Source code of charts
_ _ _

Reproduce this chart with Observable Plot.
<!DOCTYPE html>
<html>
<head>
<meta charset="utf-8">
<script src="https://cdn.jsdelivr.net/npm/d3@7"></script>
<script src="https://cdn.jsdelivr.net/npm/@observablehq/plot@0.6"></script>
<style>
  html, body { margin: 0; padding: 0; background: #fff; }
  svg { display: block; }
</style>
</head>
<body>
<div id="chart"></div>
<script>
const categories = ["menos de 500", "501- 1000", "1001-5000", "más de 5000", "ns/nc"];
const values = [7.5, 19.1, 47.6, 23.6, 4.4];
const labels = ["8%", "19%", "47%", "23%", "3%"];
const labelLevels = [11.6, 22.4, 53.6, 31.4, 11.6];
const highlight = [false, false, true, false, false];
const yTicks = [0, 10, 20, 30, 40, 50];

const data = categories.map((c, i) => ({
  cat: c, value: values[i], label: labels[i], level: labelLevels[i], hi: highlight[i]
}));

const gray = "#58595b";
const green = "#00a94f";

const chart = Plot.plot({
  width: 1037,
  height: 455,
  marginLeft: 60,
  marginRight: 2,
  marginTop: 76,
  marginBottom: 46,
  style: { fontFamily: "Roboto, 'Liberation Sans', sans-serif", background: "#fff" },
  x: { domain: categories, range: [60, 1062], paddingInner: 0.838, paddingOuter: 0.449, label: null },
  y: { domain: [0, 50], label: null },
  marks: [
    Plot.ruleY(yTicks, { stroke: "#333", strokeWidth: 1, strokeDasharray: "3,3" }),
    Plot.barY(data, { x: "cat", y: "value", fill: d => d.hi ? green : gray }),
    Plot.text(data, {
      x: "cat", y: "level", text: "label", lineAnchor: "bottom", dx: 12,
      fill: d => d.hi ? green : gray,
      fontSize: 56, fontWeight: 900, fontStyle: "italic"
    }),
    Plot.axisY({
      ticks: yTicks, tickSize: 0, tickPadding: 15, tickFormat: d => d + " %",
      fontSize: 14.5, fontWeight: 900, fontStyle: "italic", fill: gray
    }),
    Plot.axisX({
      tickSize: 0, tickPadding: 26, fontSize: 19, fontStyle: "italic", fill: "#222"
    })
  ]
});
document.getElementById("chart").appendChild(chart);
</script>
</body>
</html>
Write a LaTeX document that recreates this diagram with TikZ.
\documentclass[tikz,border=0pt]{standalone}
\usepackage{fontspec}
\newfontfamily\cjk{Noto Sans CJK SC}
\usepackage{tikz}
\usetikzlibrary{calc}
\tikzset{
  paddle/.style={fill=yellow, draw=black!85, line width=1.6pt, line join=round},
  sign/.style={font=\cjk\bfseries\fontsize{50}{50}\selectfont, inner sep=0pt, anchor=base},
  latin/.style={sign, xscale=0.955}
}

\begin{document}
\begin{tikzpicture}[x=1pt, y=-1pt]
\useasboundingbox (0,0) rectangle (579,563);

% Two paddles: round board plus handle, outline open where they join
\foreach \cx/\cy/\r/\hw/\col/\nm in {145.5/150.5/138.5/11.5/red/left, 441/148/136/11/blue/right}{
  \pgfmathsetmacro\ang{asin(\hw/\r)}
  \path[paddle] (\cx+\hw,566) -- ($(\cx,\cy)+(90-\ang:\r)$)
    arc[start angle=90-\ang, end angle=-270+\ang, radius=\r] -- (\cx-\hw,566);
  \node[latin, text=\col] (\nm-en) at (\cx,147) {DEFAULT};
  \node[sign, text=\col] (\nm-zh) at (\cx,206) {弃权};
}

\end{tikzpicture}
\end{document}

_ _ _

▶ **WRITTEN TASK**: Copy out each line of the material that holds the word "with".

▶ **EXPECTED ANSWER**:
Reproduce this chart with Observable Plot.
Write a LaTeX document that recreates this diagram with TikZ.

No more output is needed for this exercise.